Under the radar

After he lost the 2012 Senatorial primary to Dan Bongino, Richard Douglas has kept a somewhat low profile. Eschewing a possible run for Attorney General this year, Douglas has instead focused on particular issues such as the Bladensburg Peace Cross earlier this year and his latest, a criticism of Maryland’s two sitting Senators for a lack of action on freeing Marylander Alan Gross from a Cuban prison.

In today’s Daily Record (11/19), I was astonished to read the Capital News Service whitewash of the Maryland U.S. congressional delegation’s record of failure on Alan Gross.

Marylander Gross remains in a Cuban jail because Maryland’s weak, irresolute U.S. Senators have done precisely nothing to force our weak, irresolute President to make Cuba howl. Senators Ben Cardin and Barbara Mikulski have used none of the tools available to majority-party senators, or in Mikulski’s case, to the chair of the Senate’s most powerful standing committee, to bludgeon the Obama White House into meaningful action to free their fellow Marylander.

To try to force presidential action, Cardin and Mikulski could easily have blocked Obama legislative priorities, Obama executive nominations, treaties, senior bureaucratic promotion lists, and spending bills. But they didn’t, and these are glaring omissions in the Capitol Hill playbook. They confirm that Cardin and Mikulski have pulled their punches with their ideological teammate in the White House.

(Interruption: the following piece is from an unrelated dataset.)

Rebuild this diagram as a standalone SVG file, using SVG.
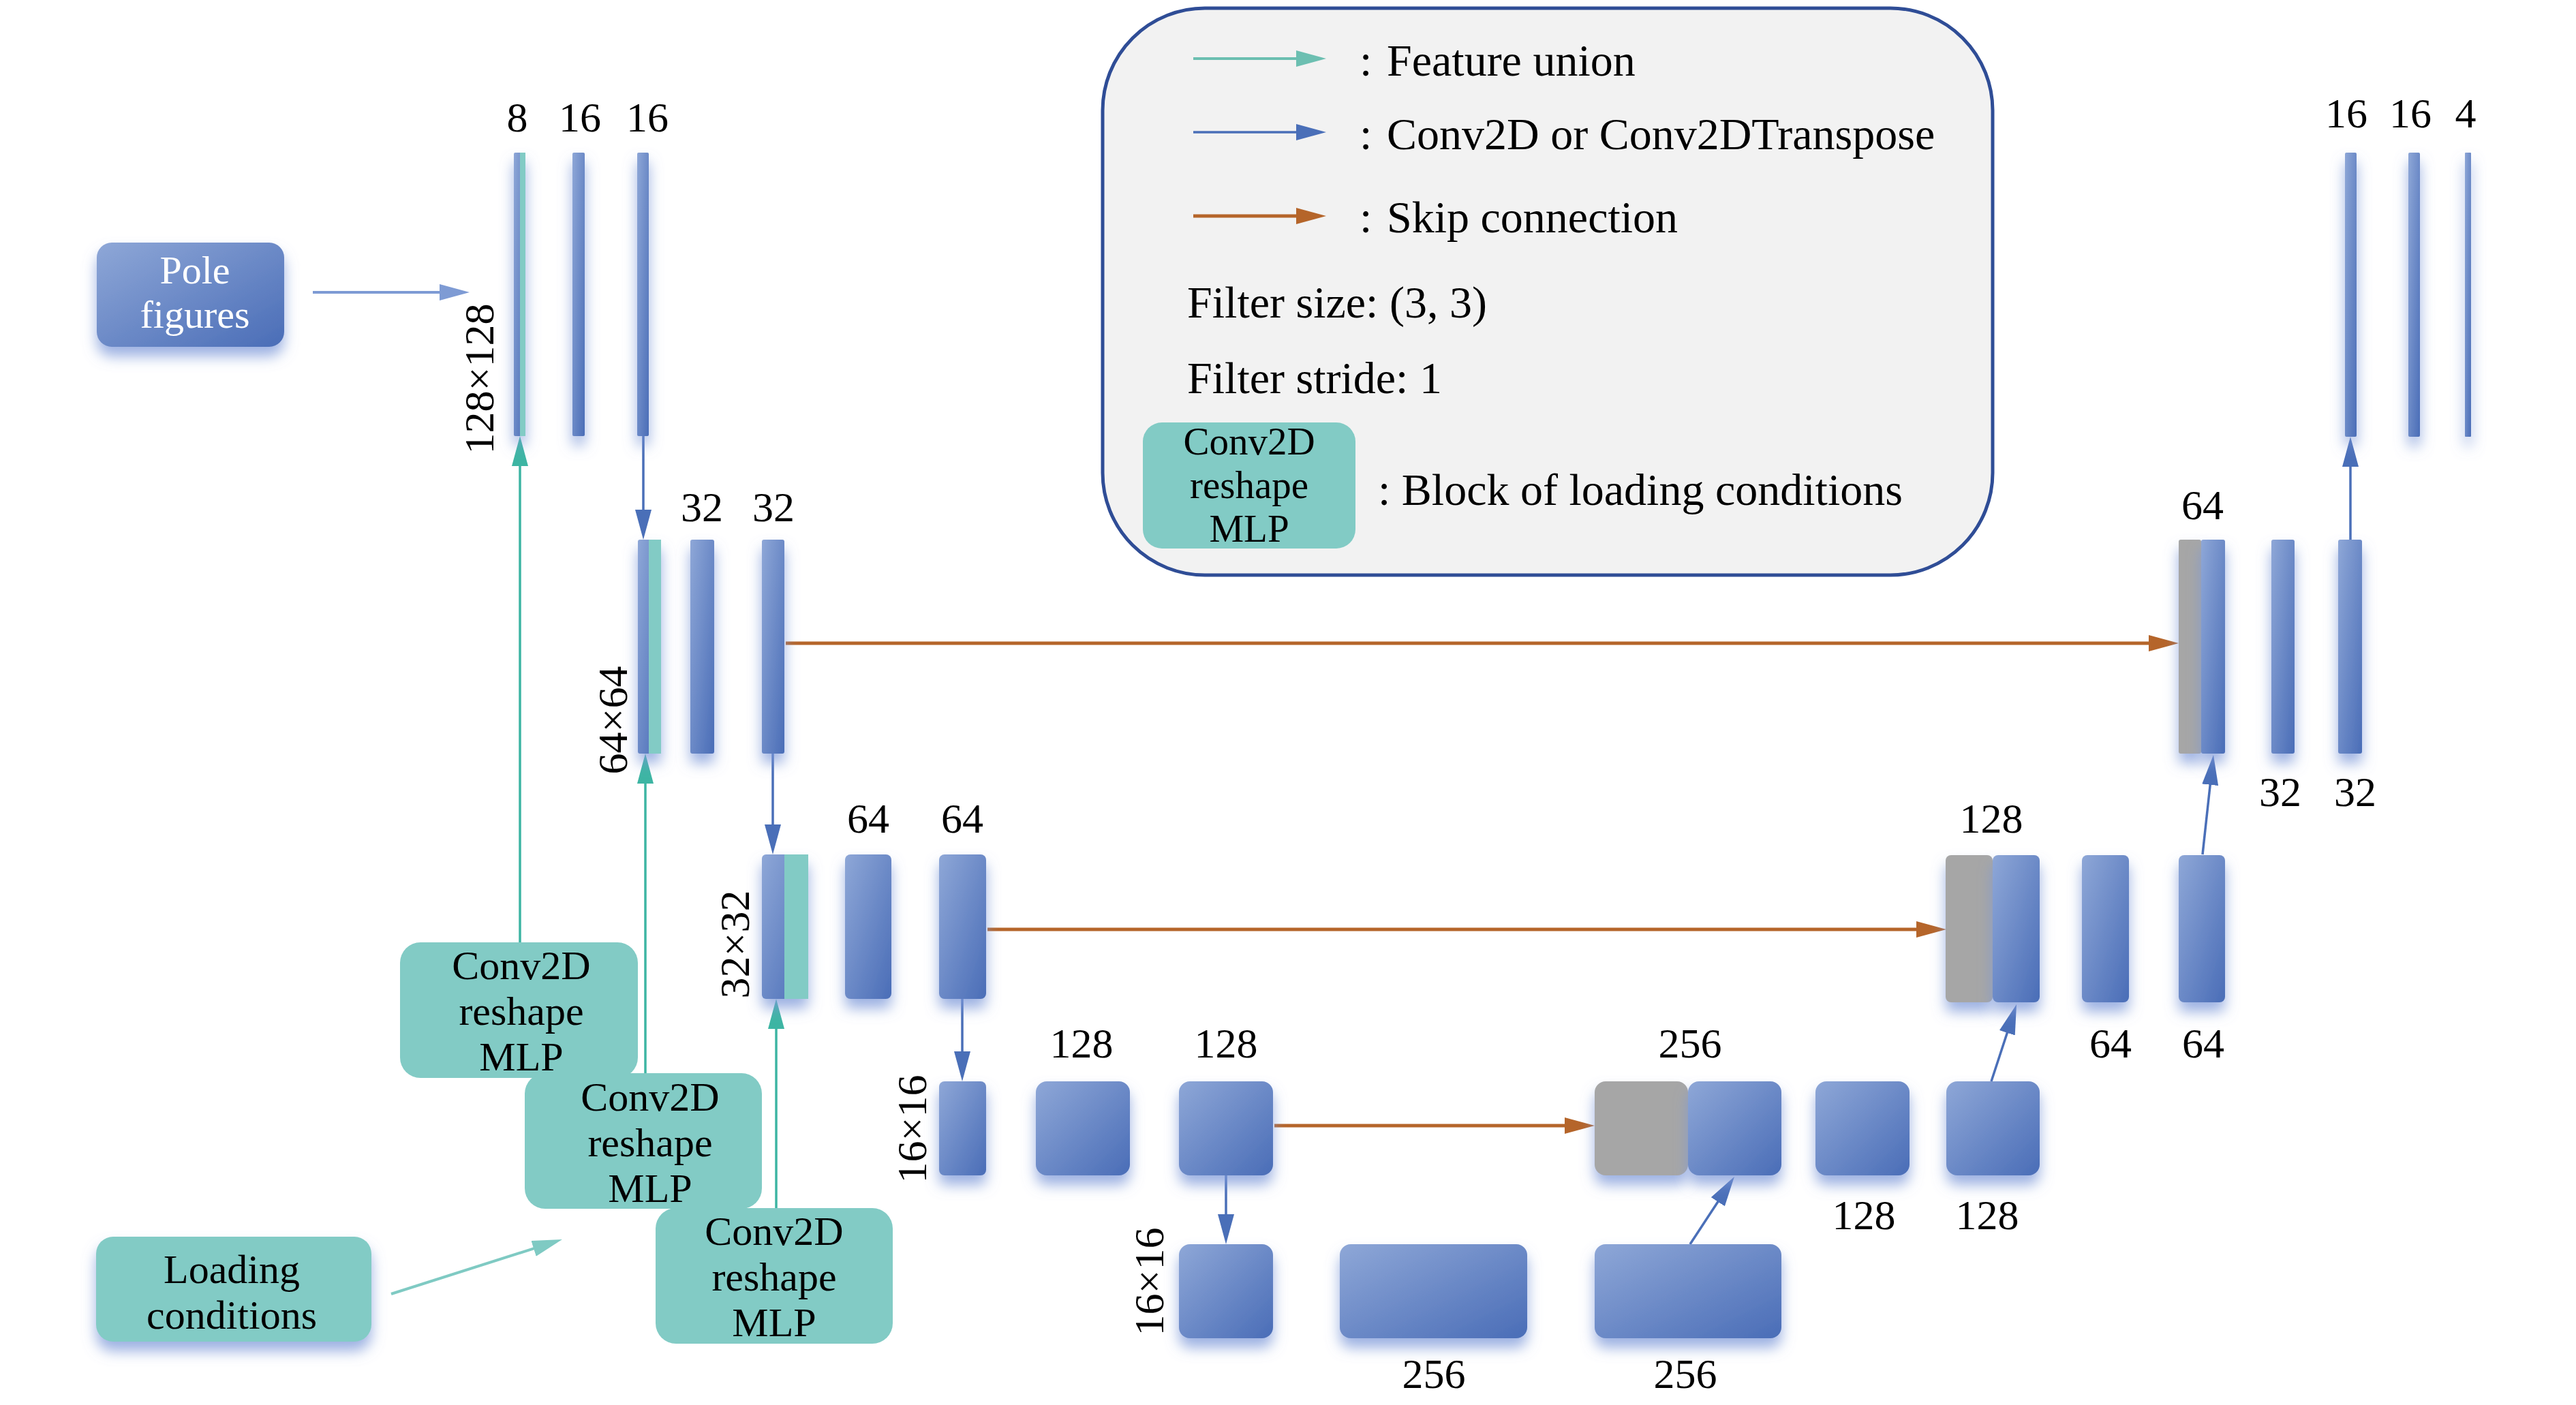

Whitewash can’t conceal the truth. Maryland’s U.S. Senators and the White House have shown weakness and a lack of resolve on Mr. Gross. That same brand of weakness and lack of resolve helped put Russian troops in Ukraine, and allows Islamist terrorists to murder Americans almost at will.

In January, the new Republican majority in the Senate could finally force President Obama to break a sweat over Alan Gross, five long years into his imprisonment. We’ll see. But what a pity that Maryland’s U.S. Senators, clucking furiously on the sidelines, have utterly failed to use the tools which the Framers gave them to force Obama to do his job.

Douglas was quite critical of Cardin in his 2012 run, but hadn’t really had much need to be critical of Maryland’s senior Senator. It’s Mikulski’s seat which will be at stake in 2016, though, and Douglas’s statewide experience may lead some to ask whether he’s thinking of challenging Mikulski. With the Senate political landscape being almost exactly the opposite of 2014’s (where Republicans will have at least 24 seats to defend against just 10 for Democrats) the chance to pull an upset in Maryland is intriguing in the wake of Larry Hogan’s win.

Naturally, the prospect of a rematch of the two top GOP contenders from 2012 means Dan Bongino will be in the conversation as a possible contender. But will Bongino want to undergo yet another campaign, the third one in five years?

With the experience Douglas boasts as a former Chief Counsel of the Senate Foreign Relations Committee, and former General Counsel of the Senate Intelligence Committee, in an election where cleaning up Barack Obama’s foreign policy messes may be a key issue, the prospect of someone with Richard’s expertise going up against Mikulski – or a new Democrat should Barb decide to retire – is quite interesting. Surely we will see in the coming months if it’s a race Richard wants to run.